The Janus Point: A New Theory of Time
P**X
Left me baffled
I found this book incomprehensible - even with a strong science background. The explanations given for the Janus point and the diagrams illustrating it are not well explained and the text left me totally baffled in too many places.
D**S
Waste of Time?
I found this book hard going. The first few chapters were reasonably accessible, being a potted history of thermodynamics.The remainder of the book was an uninteresting collection of ideas concerning the nature of time, no of which made much sense to me!This book was frankly a total waste of time
J**Y
an incomprehensible curates egg of a book
there is something important here but the book is written for people with a physics degree or higher. it is poorly explained and too complex, with a heavy reliance on jargon
E**E
Disappointing and ultimately meaningless
I have followed Barbour's work for over 20 years as a PhD physicist, but with the publication of this book I have parted company with him.

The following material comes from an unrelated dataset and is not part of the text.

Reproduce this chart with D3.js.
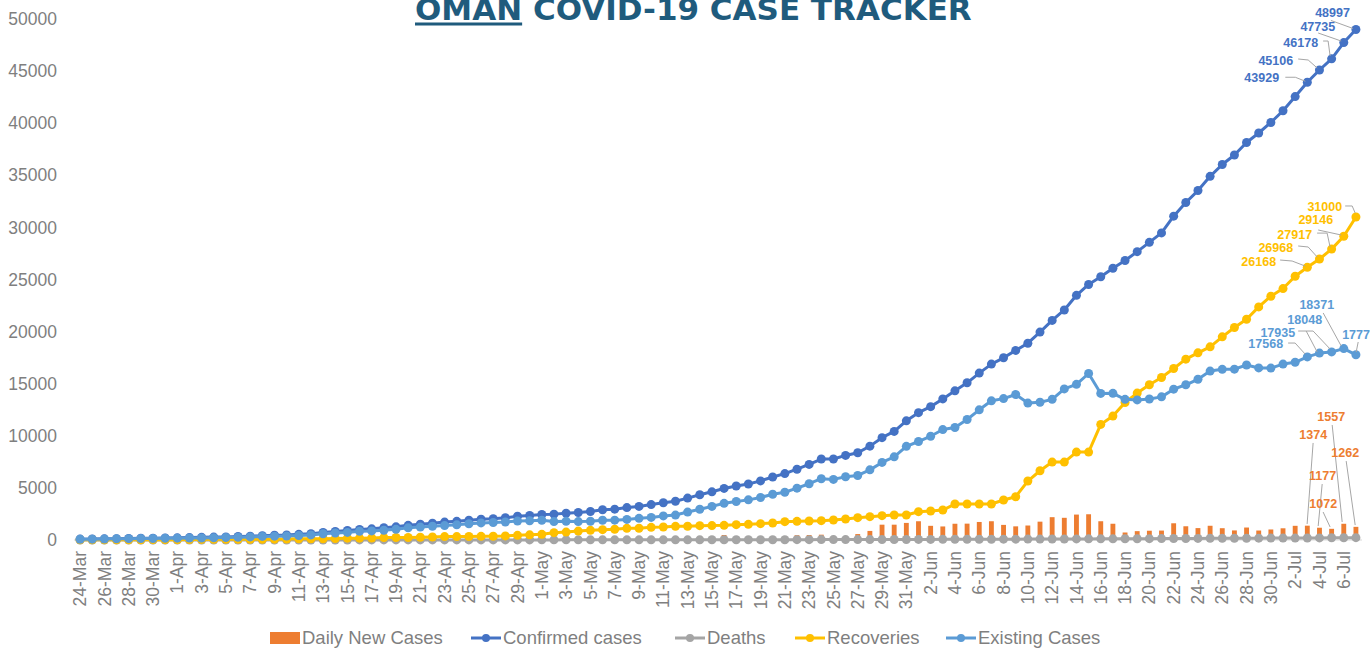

His 'The End of Time' (1999) was a refreshing and eminently readable engagement with the nature and philosophy of time, and it described a way in which the problems it raises can be removed by boldly doing away with it. His new book is quite different. Although Barbour continues to pick away at approaches which might allow us to do without time and the implications of doing so, this time he has produced a book which is certainly not readable in the way his previous one was. Much of his writing is dense to the point of unintelligibility, partly because of verbosity but also through the introduction of many unexplained ideas; some of the diagrams are plain wrong (one of them is supposed to contain 'centroids' which were not there, unless I need to visit an optometrist); and his heavy handed criticism of people such as Newton, Einstein and some inbetween detracts in an unseemly way from his evangelical zeal for his ideas to my mind. And although there is a section containing copious notes to each chapter, few (if any) references to it are found within the main text.I closed the book wishing that he had listened more carefully to those who simply ask " so what"? Yes, of course we can develop a time-independent model of the universe if we wish, but at the end of the day it is valid to ask what it will achieve. Reality is nothing but the models we continue to hone within our conscious brains, and it matters little what the models are provided that they are as self-consistent as possible with what we observe, and that their predictive power is optimised. At this level I am left wondering whether Barbour has spent much of his life missing the point, I'm afraid. So he has failed to convince me of his position, and I've given up many years of my own life before coming to this view.
C**T
Outstanding original and fascinating
The author questions the prevailing view of the second law of thermodynamics and proposes a wonderful alternative. Readers will need some comfort with mathematics and physics.